La Repubblica era minacciata da un lato dai seguaci del figlio di Carlo I, che il partito monarchico riconosceva come Carlo II, dall’altro dalle correnti sociali radicali dei livellatori e degli zappatori. Queste ultime vennero annientate nel maggio 1649. Quindi tra il 1649 e il 1651 Cromwell provvide a schiacciare la rivolta dei cattolici irlandesi e degli Scozzesi, sostenitori di Carlo II, che riparò in Francia.
In tal modo furono poste le basi della duratura unione dell’Irlanda e della Scozia all’Inghilterra. Nel 1653 Cromwell sciolse il Parlamento, dove era andata maturando un’opposizione composta da quanti temevano un’eccessiva concentrazione dei poteri nelle sue mani e assunse le vesti di Lord Protettore del Commonwealth d’Inghilterra, Scozia e Irlanda. Il suo potere non fu più sfidato fino alla sua morte, nel settembre 1658.
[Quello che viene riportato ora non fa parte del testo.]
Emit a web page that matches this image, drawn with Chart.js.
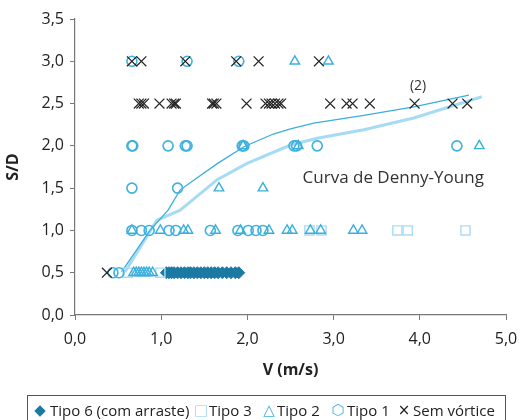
<!DOCTYPE html>
<html>
<head>
<meta charset="utf-8">
<script src="https://cdn.jsdelivr.net/npm/chart.js@4.4.1/dist/chart.umd.min.js"></script>
<style>
  body { margin: 0; background: #fff; }
  #wrap { position: relative; width: 529px; height: 420px; overflow: hidden; }
  #legend {
    position: absolute; left: 27px; top: 395px; width: 479px; height: 34px;
    border: 1px solid #555; box-sizing: border-box;
    font-family: "Open Sans", sans-serif; font-size: 15px; color: #222;
  }
  #legend span { position: absolute; top: 4px; white-space: nowrap; line-height: 20px; }
  #legend span.m { font-family: "DejaVu Sans", sans-serif; transform: translateX(-50%); }
</style>
</head>
<body>
<div id="wrap">
  <canvas id="chart" width="529" height="420"></canvas>
  <div id="legend">
    <span class="m" style="left:12px;color:#1b7aa3">◆</span><span style="left:22px">Tipo 6 (com arraste)</span>
    <span class="m" style="left:173px;color:#a9dbf3">□</span><span style="left:181px">Tipo 3</span>
    <span class="m" style="left:241px;color:#3aaedc">△</span><span style="left:249px">Tipo 2</span>
    <span class="m" style="left:310px;color:#3db1e0">⬡</span><span style="left:319px">Tipo 1</span>
    <span class="m" style="left:376px;color:#222">×</span><span style="left:385px">Sem vórtice</span>
  </div>
</div>
<script>
// Tipo 6 (com arraste)
const tipo6V  = [1.06, 1.09, 1.12, 1.15, 1.19, 1.23, 1.27, 1.31, 1.34, 1.38, 1.42, 1.46, 1.50, 1.54, 1.58, 1.62, 1.66, 1.71, 1.76, 1.81, 1.86, 1.90];
const tipo6SD = [0.5, 0.5, 0.5, 0.5, 0.5, 0.5, 0.5, 0.5, 0.5, 0.5, 0.5, 0.5, 0.5, 0.5, 0.5, 0.5, 0.5, 0.5, 0.5, 0.5, 0.5, 0.5];

// Tipo 3
const tipo3V  = [0.61, 0.99, 2.72, 2.86, 3.74, 3.86, 4.53];
const tipo3SD = [0.5, 0.5, 1.0, 1.0, 1.0, 1.0, 1.0];

// Tipo 2
const tipo2V  = [0.68, 0.71, 0.74, 0.77, 0.80, 0.83, 0.86, 0.90,
                 0.66, 0.99, 1.26, 1.31, 1.63, 1.92, 2.25, 2.46, 2.52, 2.73, 2.85, 3.23, 3.33,
                 1.67, 2.18,
                 1.95, 2.59, 4.69,
                 2.55, 2.94];
const tipo2SD = [0.5, 0.5, 0.5, 0.5, 0.5, 0.5, 0.5, 0.5,
                 1.0, 1.0, 1.0, 1.0, 1.0, 1.0, 1.0, 1.0, 1.0, 1.0, 1.0, 1.0, 1.0,
                 1.5, 1.5,
                 2.0, 2.0, 2.0,
                 3.0, 3.0];

// Tipo 1
const tipo1V  = [0.44, 0.51,
                 0.66, 0.77, 0.86, 1.09, 1.17, 1.57, 1.89, 2.01, 2.10, 2.18,
                 0.66, 1.19,
                 0.66, 0.67, 1.08, 1.28, 1.30, 1.94, 1.96, 2.54, 2.57, 2.81, 4.43,
                 0.66, 1.30, 1.90];
const tipo1SD = [0.5, 0.5,
                 1.0, 1.0, 1.0, 1.0, 1.0, 1.0, 1.0, 1.0, 1.0, 1.0,
                 1.5, 1.5,
                 2.0, 2.0, 2.0, 2.0, 2.0, 2.0, 2.0, 2.0, 2.0, 2.0, 2.0,
                 3.0, 3.0, 3.0];

// Sem vórtice
const semV  = [0.37,
               0.74, 0.77, 0.80, 0.98, 1.12, 1.15, 1.17, 1.59, 1.61, 1.64, 1.99,
               2.21, 2.25, 2.28, 2.32, 2.36, 2.39, 2.96, 3.15, 3.22, 3.42, 3.94, 4.38, 4.55,
               0.66, 0.77, 1.28, 1.87, 2.13, 2.83];
const semSD = [0.5,
               2.5, 2.5, 2.5, 2.5, 2.5, 2.5, 2.5, 2.5, 2.5, 2.5, 2.5,
               2.5, 2.5, 2.5, 2.5, 2.5, 2.5, 2.5, 2.5, 2.5, 2.5, 2.5, 2.5, 2.5,
               3.0, 3.0, 3.0, 3.0, 3.0, 3.0];

// Curva de Denny-Young (two traces)
const curvaAV  = [0.54, 0.87, 1.08, 1.22, 1.65, 1.96, 2.30, 2.50, 2.77, 3.35, 3.93, 4.57];
const curvaASD = [0.51, 1.00, 1.24, 1.48, 1.79, 1.99, 2.14, 2.20, 2.27, 2.36, 2.46, 2.60];
const curvaBV  = [0.58, 0.95, 1.22, 1.65, 1.99, 2.50, 2.81, 3.35, 3.93, 4.72];
const curvaBSD = [0.51, 1.12, 1.24, 1.60, 1.79, 2.01, 2.09, 2.19, 2.33, 2.58];

const xTicks = [0, 1, 2, 3, 4, 5];
const yTicks = [0, 0.5, 1, 1.5, 2, 2.5, 3, 3.5];

const pts = (xs, ys) => xs.map((x, i) => ({ x: x, y: ys[i] }));
const fmt = v => v.toFixed(1).replace('.', ',');

const labels = {
  id: 'labels',
  afterDatasetsDraw(chart) {
    const { ctx, scales } = chart;
    ctx.save();
    ctx.fillStyle = '#333';
    ctx.textBaseline = 'middle';
    ctx.font = '17px "Open Sans", sans-serif';
    ctx.textAlign = 'left';
    ctx.fillText('Curva de Denny-Young', scales.x.getPixelForValue(2.64), scales.y.getPixelForValue(1.62));
    ctx.font = '14px "Open Sans", sans-serif';
    ctx.textAlign = 'center';
    ctx.fillText('(2)', scales.x.getPixelForValue(3.98), scales.y.getPixelForValue(2.71));
    ctx.restore();
  }
};

const axisFont = { family: '"Open Sans", sans-serif', size: 16 };
const titleFont = { family: '"Open Sans", sans-serif', size: 16, weight: 'bold' };

new Chart(document.getElementById('chart'), {
  type: 'scatter',
  data: {
    datasets: [
      { label: 'Sem vórtice', data: pts(semV, semSD), pointStyle: 'crossRot', pointRadius: 7, borderColor: '#222', borderWidth: 1.2, order: 0 },
      { label: 'Tipo 1', data: pts(tipo1V, tipo1SD), pointStyle: 'circle', pointRadius: 5, borderColor: '#3db1e0', backgroundColor: 'rgba(0,0,0,0)', borderWidth: 1.6, order: 1 },
      { label: 'Tipo 2', data: pts(tipo2V, tipo2SD), pointStyle: 'triangle', pointRadius: 5.5, borderColor: '#3aaedc', backgroundColor: 'rgba(0,0,0,0)', borderWidth: 1.4, order: 2 },
      { label: 'Tipo 3', data: pts(tipo3V, tipo3SD), pointStyle: 'rect', pointRadius: 6.5, borderColor: '#a9dbf3', backgroundColor: 'rgba(0,0,0,0)', borderWidth: 1.4, order: 3 },
      { label: 'Tipo 6 (com arraste)', data: pts(tipo6V, tipo6SD), pointStyle: 'rectRot', pointRadius: 6, borderColor: '#1b7aa3', backgroundColor: '#1b7aa3', borderWidth: 1, order: 4 },
      { label: 'Curva A', data: pts(curvaAV, curvaASD), showLine: true, pointRadius: 0, borderColor: '#3aaedc', borderWidth: 1.3, fill: false, order: 6 },
      { label: 'Curva B', data: pts(curvaBV, curvaBSD), showLine: true, pointRadius: 0, borderColor: '#a6dbf4', borderWidth: 3, fill: false, order: 7 }
    ]
  },
  options: {
    responsive: false,
    animation: false,
    layout: { padding: { left: 0, right: 23, top: 19, bottom: 36 } },
    plugins: { legend: { display: false }, tooltip: { enabled: false } },
    scales: {
      x: {
        type: 'linear', min: 0, max: 5,
        afterBuildTicks: s => { s.ticks = xTicks.map(v => ({ value: v })); },
        afterFit: s => { s.height = 69; },
        ticks: { callback: v => fmt(v), color: '#222', font: axisFont, padding: 10, maxRotation: 0 },
        grid: { drawOnChartArea: false, color: '#777', tickLength: 5 },
        border: { color: '#777', width: 1.2 },
        title: { display: true, text: 'V (m/s)', color: '#222', font: titleFont }
      },
      y: {
        type: 'linear', min: 0, max: 3.5,
        afterBuildTicks: s => { s.ticks = yTicks.map(v => ({ value: v })); },
        afterFit: s => { s.width = 75; },
        ticks: { callback: v => fmt(v), color: '#222', font: axisFont, padding: 6 },
        grid: { drawOnChartArea: false, color: '#777', tickLength: 5 },
        border: { color: '#777', width: 1.2 },
        title: { display: true, text: 'S/D', color: '#222', font: titleFont }
      }
    }
  },
  plugins: [labels]
});
</script>
</body>
</html>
Due anni dopo la morte di Cromwell si crearono le condizioni per la restaurazione della monarchia. A Cromwell era succeduto il figlio Richard, che non aveva alcuna delle doti del padre e si dimostrò del tutto inadeguato. Nel febbraio 1660 il generale George Monck marciò su Londra in sostegno della restaurazione della monarchia.
Un nuovo Parlamento, dominato da monarchici e presbiteriani moderati, invitò in maggio il figlio del re giustiziato, Carlo II, ad assumere il trono. Questi si impegnò a rispettare le libertà inglesi e a non esercitare vendette. Divenuto re, in un primo tempo, nonostante le sue tendenze assolutistiche, tenne una linea di compromesso; ma in un secondo tempo il conflitto con il Parlamento si riaccese, specie in relazione alla questione cattolica. Il re non poté evitare che i cattolici fossero esclusi dalla Camera dei lord e che si formasse un potente partito parlamentare che invocava con forza l’esclusione di suo fratello Giacomo, cattolico, dalla successione. Nel 1679 la Camera dei comuni approvò sia una legge a tal scopo sia l’Habeas corpus act, volto a proteggere i sudditi dagli arbitri giudiziari. A questo punto, esplose un conflitto tra la corona e il Parlamento che durò alcuni anni. Nel 1681 Carlo II, dopo aver sciolto il Parlamento, imboccò la via dell’assolutismo.
Alla morte del re nel 1685, convertitosi in punto di morte al cattolicesimo, gli succedette il fratello Giacomo II, il quale mostrò la chiara intenzione di restaurare l’assolutismo e di imporre il cattolicesimo quale religione di Stato.
La maggioranza del Parlamento reagì al tentativo di Giacomo II di restaurare il potere assoluto della corona. Il re nel 1688 aveva avuto un erede maschio che era stato battezzato cattolico, cosa che escludeva dalla successione la figlia Maria, di fede anglicana; sulla base di questo fatto, in un clima di generale avversione alla monarchia degli Stuart e di accordo fra tutti i partiti, con una decisione priva di legittimità dal punto di vista formale, la maggioranza del Parlamento compì il passo di offrire la corona inglese al marito di Maria, Guglielmo III d’Orange, capo (statolder) delle Province Unite. Questi, dopo aver accettato l’offerta, anche perché vedeva nel trono inglese il mezzo per saldare la Gran Bretagna all’Olanda in un’alleanza volta a contrastare le ambizioni espansionistiche della Francia di Luigi XIV, sbarcò sulla costa inglese con un esercito i primi giorni di novembre del 1688. Le forze di Giacomo II sbandarono, e il sovrano deposto si rifugiò presso il re francese. Guglielmo III fece un ingresso trionfale a Londra. Nell’aprile 1689 assunse il trono con la moglie Maria.
La nuova dinastia si impegnò a rispettare i diritti del Parlamento e in generale, con l’approvazione nel 1689 del Bill of rights, le libertà degli Inglesi, tra cui la tolleranza religiosa (salvo che per i cattolici giudicati sudditi sleali). Nel 1701 l’Act of settlement stabilì che soltanto un protestante poteva accedere al trono e che giudici e ministri erano responsabili di fronte al Parlamento. La pagina dell’assolutismo era così definitivamente chiusa in Inghilterra, che dopo di allora si configurò come un paese liberale e una monarchia costituzionale.